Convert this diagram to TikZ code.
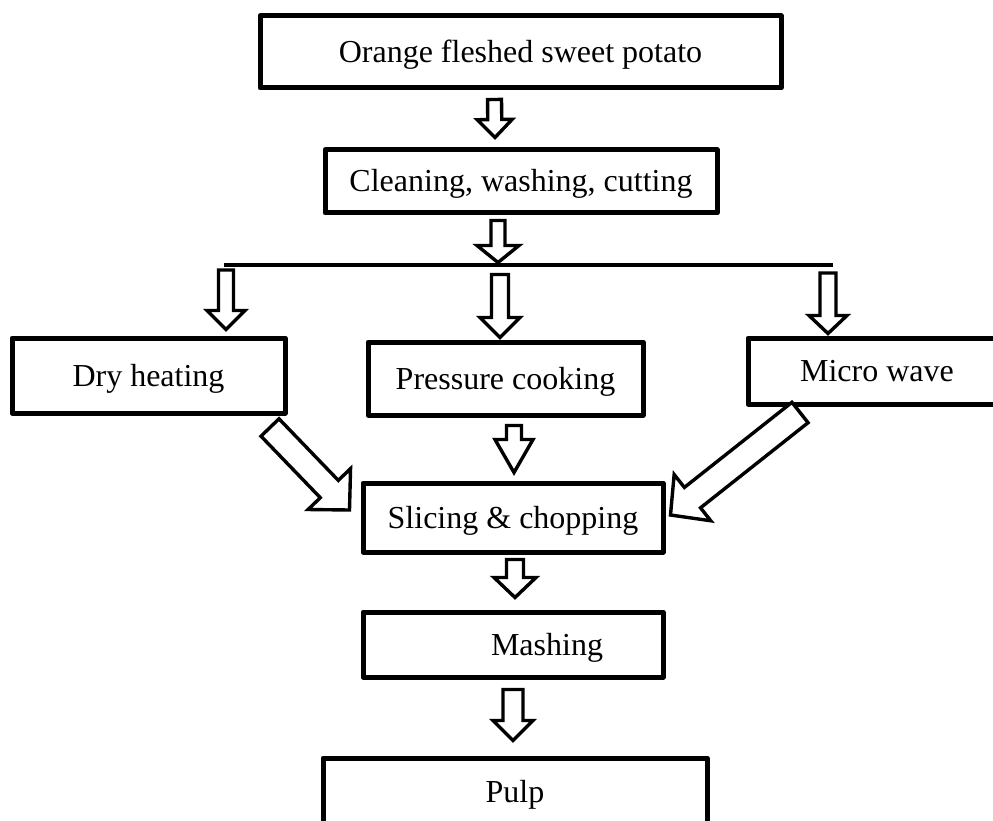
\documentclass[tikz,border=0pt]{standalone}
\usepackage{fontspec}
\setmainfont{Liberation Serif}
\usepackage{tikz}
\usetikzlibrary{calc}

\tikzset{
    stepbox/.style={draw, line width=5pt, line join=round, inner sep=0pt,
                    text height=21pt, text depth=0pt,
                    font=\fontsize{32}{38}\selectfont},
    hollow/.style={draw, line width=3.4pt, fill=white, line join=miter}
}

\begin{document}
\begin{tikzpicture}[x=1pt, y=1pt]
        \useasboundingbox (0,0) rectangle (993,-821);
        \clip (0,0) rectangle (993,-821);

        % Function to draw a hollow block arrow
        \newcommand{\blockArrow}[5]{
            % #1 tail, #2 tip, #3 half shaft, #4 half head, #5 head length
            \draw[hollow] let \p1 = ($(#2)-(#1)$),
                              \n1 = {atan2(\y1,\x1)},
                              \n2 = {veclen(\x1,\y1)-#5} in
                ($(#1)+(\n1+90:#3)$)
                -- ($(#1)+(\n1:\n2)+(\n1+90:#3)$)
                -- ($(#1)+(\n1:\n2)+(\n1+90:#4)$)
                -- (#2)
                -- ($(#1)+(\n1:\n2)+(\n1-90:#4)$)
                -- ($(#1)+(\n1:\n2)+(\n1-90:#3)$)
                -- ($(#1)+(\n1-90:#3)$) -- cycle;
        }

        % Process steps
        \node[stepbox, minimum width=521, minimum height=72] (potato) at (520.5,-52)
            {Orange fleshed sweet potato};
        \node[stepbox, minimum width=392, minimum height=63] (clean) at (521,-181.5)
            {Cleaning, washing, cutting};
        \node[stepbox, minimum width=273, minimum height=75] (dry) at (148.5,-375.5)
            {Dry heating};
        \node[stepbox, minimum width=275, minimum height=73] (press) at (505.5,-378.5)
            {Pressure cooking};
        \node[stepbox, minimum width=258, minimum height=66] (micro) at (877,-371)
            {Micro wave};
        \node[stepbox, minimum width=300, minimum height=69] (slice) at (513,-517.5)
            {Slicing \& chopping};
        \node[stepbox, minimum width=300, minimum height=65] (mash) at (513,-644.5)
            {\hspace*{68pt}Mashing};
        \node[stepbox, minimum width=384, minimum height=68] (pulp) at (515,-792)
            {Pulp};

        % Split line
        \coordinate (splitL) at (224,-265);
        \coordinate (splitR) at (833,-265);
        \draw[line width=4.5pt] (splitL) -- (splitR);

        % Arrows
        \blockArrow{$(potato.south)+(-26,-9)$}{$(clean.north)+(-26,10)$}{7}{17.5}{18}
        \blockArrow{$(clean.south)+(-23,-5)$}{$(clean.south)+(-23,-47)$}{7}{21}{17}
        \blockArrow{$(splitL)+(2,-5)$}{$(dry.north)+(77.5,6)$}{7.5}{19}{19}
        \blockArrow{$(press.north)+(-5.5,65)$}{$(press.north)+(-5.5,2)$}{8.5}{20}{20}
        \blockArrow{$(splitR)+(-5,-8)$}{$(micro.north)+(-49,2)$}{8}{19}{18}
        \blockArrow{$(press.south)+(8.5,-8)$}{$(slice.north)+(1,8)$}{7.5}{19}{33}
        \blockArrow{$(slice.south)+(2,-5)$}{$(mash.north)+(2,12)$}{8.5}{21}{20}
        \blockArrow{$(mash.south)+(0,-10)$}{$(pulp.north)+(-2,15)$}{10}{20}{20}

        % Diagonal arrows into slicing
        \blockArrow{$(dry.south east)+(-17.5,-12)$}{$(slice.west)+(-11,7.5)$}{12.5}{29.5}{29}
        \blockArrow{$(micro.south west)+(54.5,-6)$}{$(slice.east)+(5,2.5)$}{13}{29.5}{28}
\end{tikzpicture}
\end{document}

#### TASK GOAL:
Skip the pictures, then retype every line above exactly.

#### WRITTEN ANSWER:
Convert this diagram to TikZ code.
\documentclass[tikz,border=0pt]{standalone}
\usepackage{fontspec}
\setmainfont{Liberation Serif}
\usepackage{tikz}
\usetikzlibrary{calc}

\tikzset{
    stepbox/.style={draw, line width=5pt, line join=round, inner sep=0pt,
                    text height=21pt, text depth=0pt,
                    font=\fontsize{32}{38}\selectfont},
    hollow/.style={draw, line width=3.4pt, fill=white, line join=miter}
}

\begin{document}
\begin{tikzpicture}[x=1pt, y=1pt]
        \useasboundingbox (0,0) rectangle (993,-821);
        \clip (0,0) rectangle (993,-821);

        % Function to draw a hollow block arrow
        \newcommand{\blockArrow}[5]{
            % #1 tail, #2 tip, #3 half shaft, #4 half head, #5 head length
            \draw[hollow] let \p1 = ($(#2)-(#1)$),
                              \n1 = {atan2(\y1,\x1)},
                              \n2 = {veclen(\x1,\y1)-#5} in
                ($(#1)+(\n1+90:#3)$)
                -- ($(#1)+(\n1:\n2)+(\n1+90:#3)$)
                -- ($(#1)+(\n1:\n2)+(\n1+90:#4)$)
                -- (#2)
                -- ($(#1)+(\n1:\n2)+(\n1-90:#4)$)
                -- ($(#1)+(\n1:\n2)+(\n1-90:#3)$)
                -- ($(#1)+(\n1-90:#3)$) -- cycle;
        }

        % Process steps
        \node[stepbox, minimum width=521, minimum height=72] (potato) at (520.5,-52)
            {Orange fleshed sweet potato};
        \node[stepbox, minimum width=392, minimum height=63] (clean) at (521,-181.5)
            {Cleaning, washing, cutting};
        \node[stepbox, minimum width=273, minimum height=75] (dry) at (148.5,-375.5)
            {Dry heating};
        \node[stepbox, minimum width=275, minimum height=73] (press) at (505.5,-378.5)
            {Pressure cooking};
        \node[stepbox, minimum width=258, minimum height=66] (micro) at (877,-371)
            {Micro wave};
        \node[stepbox, minimum width=300, minimum height=69] (slice) at (513,-517.5)
            {Slicing \& chopping};
        \node[stepbox, minimum width=300, minimum height=65] (mash) at (513,-644.5)
            {\hspace*{68pt}Mashing};
        \node[stepbox, minimum width=384, minimum height=68] (pulp) at (515,-792)
            {Pulp};

        % Split line
        \coordinate (splitL) at (224,-265);
        \coordinate (splitR) at (833,-265);
        \draw[line width=4.5pt] (splitL) -- (splitR);

        % Arrows
        \blockArrow{$(potato.south)+(-26,-9)$}{$(clean.north)+(-26,10)$}{7}{17.5}{18}
        \blockArrow{$(clean.south)+(-23,-5)$}{$(clean.south)+(-23,-47)$}{7}{21}{17}
        \blockArrow{$(splitL)+(2,-5)$}{$(dry.north)+(77.5,6)$}{7.5}{19}{19}
        \blockArrow{$(press.north)+(-5.5,65)$}{$(press.north)+(-5.5,2)$}{8.5}{20}{20}
        \blockArrow{$(splitR)+(-5,-8)$}{$(micro.north)+(-49,2)$}{8}{19}{18}
        \blockArrow{$(press.south)+(8.5,-8)$}{$(slice.north)+(1,8)$}{7.5}{19}{33}
        \blockArrow{$(slice.south)+(2,-5)$}{$(mash.north)+(2,12)$}{8.5}{21}{20}
        \blockArrow{$(mash.south)+(0,-10)$}{$(pulp.north)+(-2,15)$}{10}{20}{20}

        % Diagonal arrows into slicing
        \blockArrow{$(dry.south east)+(-17.5,-12)$}{$(slice.west)+(-11,7.5)$}{12.5}{29.5}{29}
        \blockArrow{$(micro.south west)+(54.5,-6)$}{$(slice.east)+(5,2.5)$}{13}{29.5}{28}
\end{tikzpicture}
\end{document}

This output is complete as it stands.